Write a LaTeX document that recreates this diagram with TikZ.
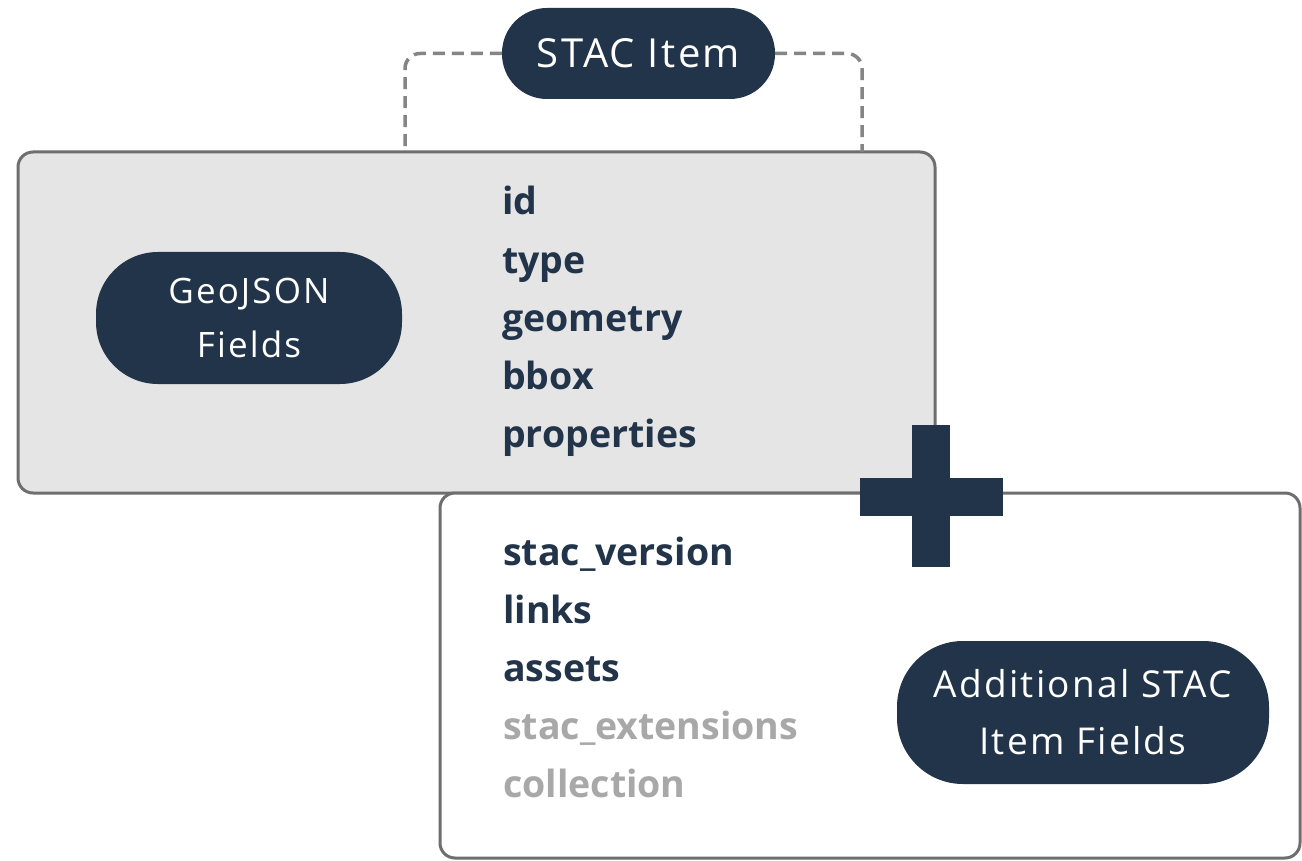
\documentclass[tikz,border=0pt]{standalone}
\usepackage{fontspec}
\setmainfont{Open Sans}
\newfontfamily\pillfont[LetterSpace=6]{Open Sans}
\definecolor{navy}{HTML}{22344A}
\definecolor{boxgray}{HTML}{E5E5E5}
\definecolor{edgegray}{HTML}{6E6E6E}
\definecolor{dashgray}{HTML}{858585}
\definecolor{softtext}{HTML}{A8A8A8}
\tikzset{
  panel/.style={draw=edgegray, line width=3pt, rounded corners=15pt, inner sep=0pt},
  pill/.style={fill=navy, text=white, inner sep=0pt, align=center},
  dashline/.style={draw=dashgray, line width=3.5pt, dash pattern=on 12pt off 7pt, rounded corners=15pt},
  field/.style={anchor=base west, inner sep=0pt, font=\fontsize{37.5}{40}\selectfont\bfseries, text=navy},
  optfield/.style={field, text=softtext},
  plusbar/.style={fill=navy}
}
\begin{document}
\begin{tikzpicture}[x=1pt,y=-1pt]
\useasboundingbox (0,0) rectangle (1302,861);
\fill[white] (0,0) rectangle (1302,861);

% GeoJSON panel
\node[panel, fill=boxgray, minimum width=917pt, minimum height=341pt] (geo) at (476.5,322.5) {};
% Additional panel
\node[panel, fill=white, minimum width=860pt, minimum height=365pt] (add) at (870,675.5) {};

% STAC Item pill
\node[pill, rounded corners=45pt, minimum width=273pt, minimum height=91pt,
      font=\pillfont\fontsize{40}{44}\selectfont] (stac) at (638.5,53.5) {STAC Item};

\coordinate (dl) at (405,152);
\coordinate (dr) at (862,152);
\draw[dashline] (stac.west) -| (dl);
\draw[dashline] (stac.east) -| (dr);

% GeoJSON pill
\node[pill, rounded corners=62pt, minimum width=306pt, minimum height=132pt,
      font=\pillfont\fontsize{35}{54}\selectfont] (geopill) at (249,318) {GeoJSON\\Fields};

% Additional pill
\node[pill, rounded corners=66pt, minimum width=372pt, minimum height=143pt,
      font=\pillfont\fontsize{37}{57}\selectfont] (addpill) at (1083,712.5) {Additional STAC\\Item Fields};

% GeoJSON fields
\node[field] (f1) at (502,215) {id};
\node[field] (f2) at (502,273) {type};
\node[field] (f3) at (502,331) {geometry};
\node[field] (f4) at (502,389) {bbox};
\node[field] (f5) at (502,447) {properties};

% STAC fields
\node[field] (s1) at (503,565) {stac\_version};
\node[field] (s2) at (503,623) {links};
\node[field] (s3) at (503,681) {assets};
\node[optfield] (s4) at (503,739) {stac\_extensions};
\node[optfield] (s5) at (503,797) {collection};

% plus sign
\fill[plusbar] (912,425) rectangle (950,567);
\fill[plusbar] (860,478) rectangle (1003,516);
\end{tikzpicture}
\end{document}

___

◆ **THE TASK**: Repeat the material verbatim. Do not carry over any picture.

◆ **FINAL RESULT**:
Write a LaTeX document that recreates this diagram with TikZ.
\documentclass[tikz,border=0pt]{standalone}
\usepackage{fontspec}
\setmainfont{Open Sans}
\newfontfamily\pillfont[LetterSpace=6]{Open Sans}
\definecolor{navy}{HTML}{22344A}
\definecolor{boxgray}{HTML}{E5E5E5}
\definecolor{edgegray}{HTML}{6E6E6E}
\definecolor{dashgray}{HTML}{858585}
\definecolor{softtext}{HTML}{A8A8A8}
\tikzset{
  panel/.style={draw=edgegray, line width=3pt, rounded corners=15pt, inner sep=0pt},
  pill/.style={fill=navy, text=white, inner sep=0pt, align=center},
  dashline/.style={draw=dashgray, line width=3.5pt, dash pattern=on 12pt off 7pt, rounded corners=15pt},
  field/.style={anchor=base west, inner sep=0pt, font=\fontsize{37.5}{40}\selectfont\bfseries, text=navy},
  optfield/.style={field, text=softtext},
  plusbar/.style={fill=navy}
}
\begin{document}
\begin{tikzpicture}[x=1pt,y=-1pt]
\useasboundingbox (0,0) rectangle (1302,861);
\fill[white] (0,0) rectangle (1302,861);

% GeoJSON panel
\node[panel, fill=boxgray, minimum width=917pt, minimum height=341pt] (geo) at (476.5,322.5) {};
% Additional panel
\node[panel, fill=white, minimum width=860pt, minimum height=365pt] (add) at (870,675.5) {};

% STAC Item pill
\node[pill, rounded corners=45pt, minimum width=273pt, minimum height=91pt,
      font=\pillfont\fontsize{40}{44}\selectfont] (stac) at (638.5,53.5) {STAC Item};

\coordinate (dl) at (405,152);
\coordinate (dr) at (862,152);
\draw[dashline] (stac.west) -| (dl);
\draw[dashline] (stac.east) -| (dr);

% GeoJSON pill
\node[pill, rounded corners=62pt, minimum width=306pt, minimum height=132pt,
      font=\pillfont\fontsize{35}{54}\selectfont] (geopill) at (249,318) {GeoJSON\\Fields};

% Additional pill
\node[pill, rounded corners=66pt, minimum width=372pt, minimum height=143pt,
      font=\pillfont\fontsize{37}{57}\selectfont] (addpill) at (1083,712.5) {Additional STAC\\Item Fields};

% GeoJSON fields
\node[field] (f1) at (502,215) {id};
\node[field] (f2) at (502,273) {type};
\node[field] (f3) at (502,331) {geometry};
\node[field] (f4) at (502,389) {bbox};
\node[field] (f5) at (502,447) {properties};

% STAC fields
\node[field] (s1) at (503,565) {stac\_version};
\node[field] (s2) at (503,623) {links};
\node[field] (s3) at (503,681) {assets};
\node[optfield] (s4) at (503,739) {stac\_extensions};
\node[optfield] (s5) at (503,797) {collection};

% plus sign
\fill[plusbar] (912,425) rectangle (950,567);
\fill[plusbar] (860,478) rectangle (1003,516);
\end{tikzpicture}
\end{document}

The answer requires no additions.